Term ‘beegan skincare’ has recently taken off with brands like Skinfix using the label on many of their skincare products. So what exactly does beegan skincare mean and is it ethical?
What Is Beegan Skincare?
‘Beegan skincare’ refers to skincare that uses beeswax or honey – products made by honeybees. Beegan skincare can be considered ‘almost vegan’ as it is usually not tested on animals and does not include dead animal ingredients like collagen. It’s just nectar collected by bees.
At the first glance, distinguishing beegan skincare makes sense. Honey and beeswax are excellent natural ingredients that have been around for a long time. They are known for their soothing and emollient properties and they can be retrieved without killing the bees.
Today, you can also find many vegans that have given up every other animal product, except for honey. Honey seems innocent enough. After all, the world needs bees, doesn’t it?
Is Beegan Skincare Ethical?
Beegan skincare is not ethical from the perspective of veganism. Veganism believes that animals are not for us to use in any shape or form and that includes bees. As The Vegan Society puts it:
Harvesting honey does not correlate with The Vegan Society’s definition of veganism, which seeks to exclude not just cruelty, but exploitation.
The Vegan Society
When it comes to beeswax or honey, the skincare industry also has a variety of alternative options available. Beeswax can be easily substituted with a variety of plant vaxes. Shea butter and vegan glycerin have similar properties to honey.
In addition, it is also possible to produce synthetic beeswax or honey as most ingredients in skincare are of synthetic origin anyway. Synthetic ingredients allow for better stability and absorption – there is no reason to believe synthetic beeswax is the exception in that regard.
Unlike food, skincare is a luxury rather than a necessity which only worsens the exploitation. Did you know that each bee produces just a twelfth of a teaspoon of honey in its lifetime? Adding it to moisturizers and soaps is mighty wasteful and it’s something we can easily avoid.
Unethical Practices In The Honey Industry
As with every large industry that uses animals as commodities, ethical issues in bee farming are bound to rise.
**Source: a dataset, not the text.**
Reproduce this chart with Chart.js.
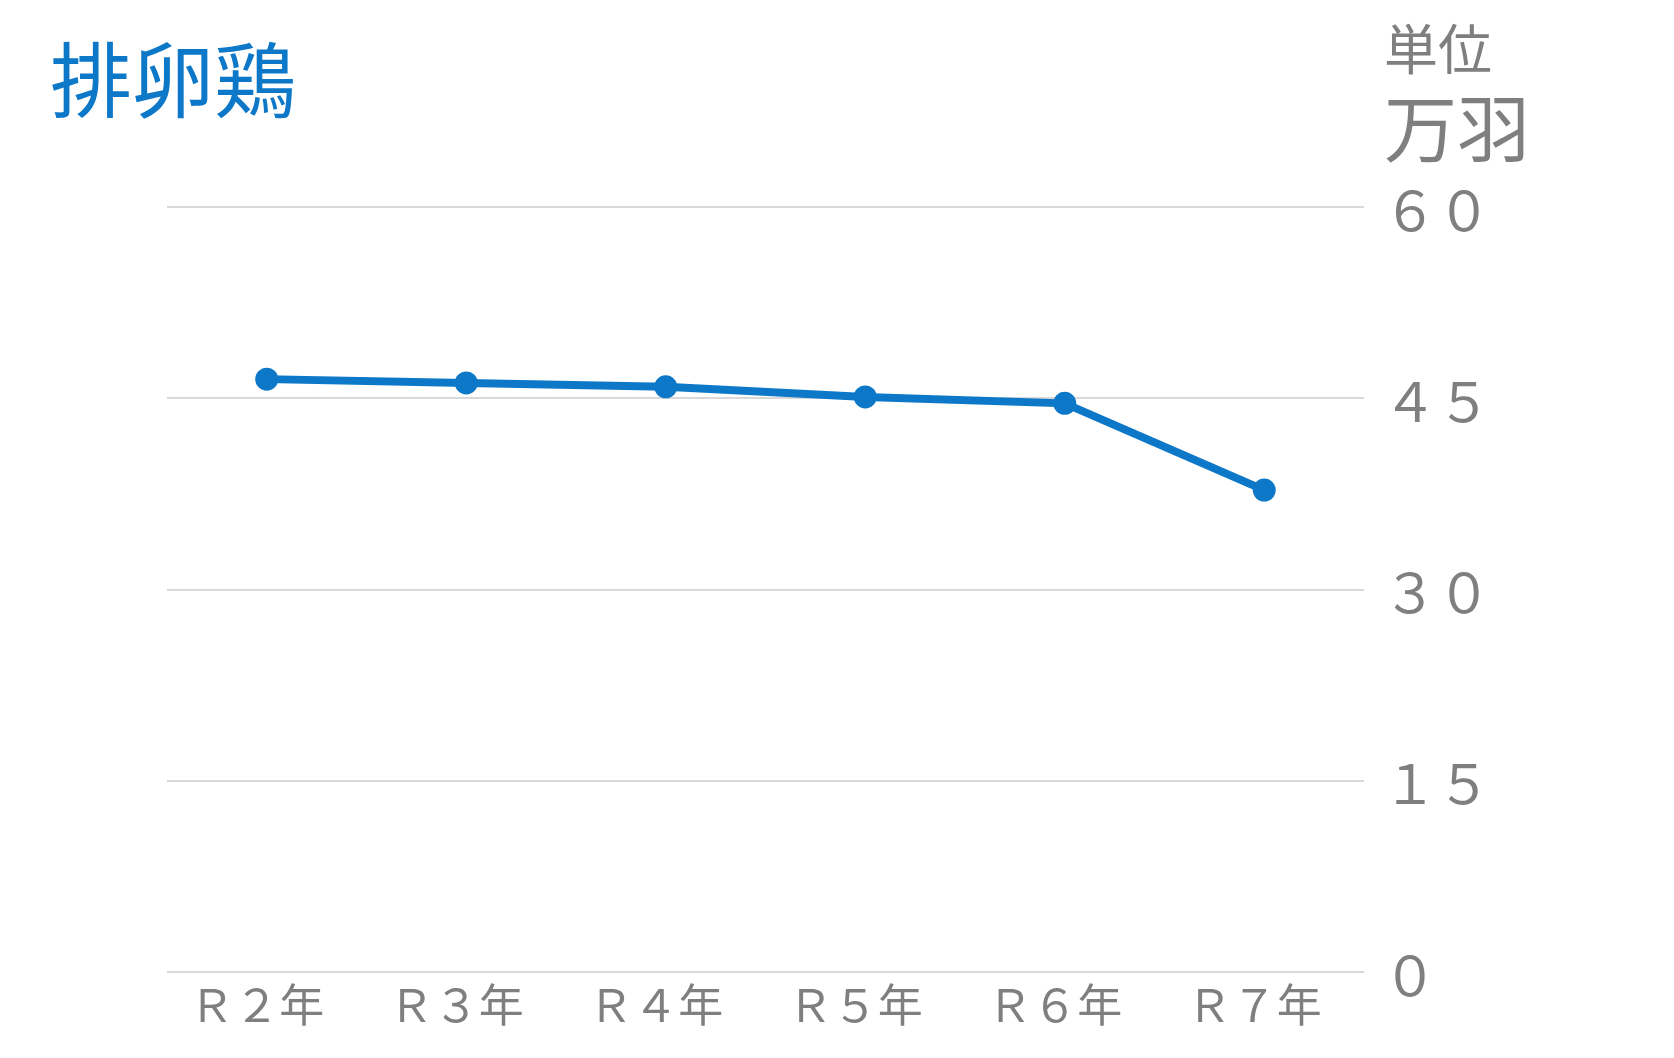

Bees need honey to keep their hive healthy and nourished. In industrial farming, honey is replaced with cheap sugar that worsens the bees’ healthy as it’s much less nutritious.
Also, the overbreeding of bees negatively affects the population of other insects, including bumblebees. So while breeding bees, we are actually killing bees and harming natural biodiversities. As the article published in Scientific American explains:
High densities of honey bee colonies increase competition between native pollinators for forage, putting even more pressure on the wild species that are already in decline. Honey bees are extreme generalist foragers and monopolize floral resources, thus leading to exploitative competition—that is, where one species uses up a resource, not leaving enough to go around.
Scientific American, 2020
Summary
Beegan skincare is a trend that communicates some positive values but still lacks the ethical grounds needed for us to support it. If you want to buy skincare that does not harm animals for sure, vegan skincare is the only way to go.
The technologies in the skincare industries are advanced enough to offer equally good synthetic or plant-based alternatives to honey and beeswax. Even Olehenriksen, one of the leading skincare brands, recently took a risk of reformulating its bestselling eye cream to include synthetic beeswax instead of the real one.
Industrial bee farming often comes with ethical and environmental concerns. If you do not want to contribute to these issues, start by choosing skincare that is vegan and cruelty-free.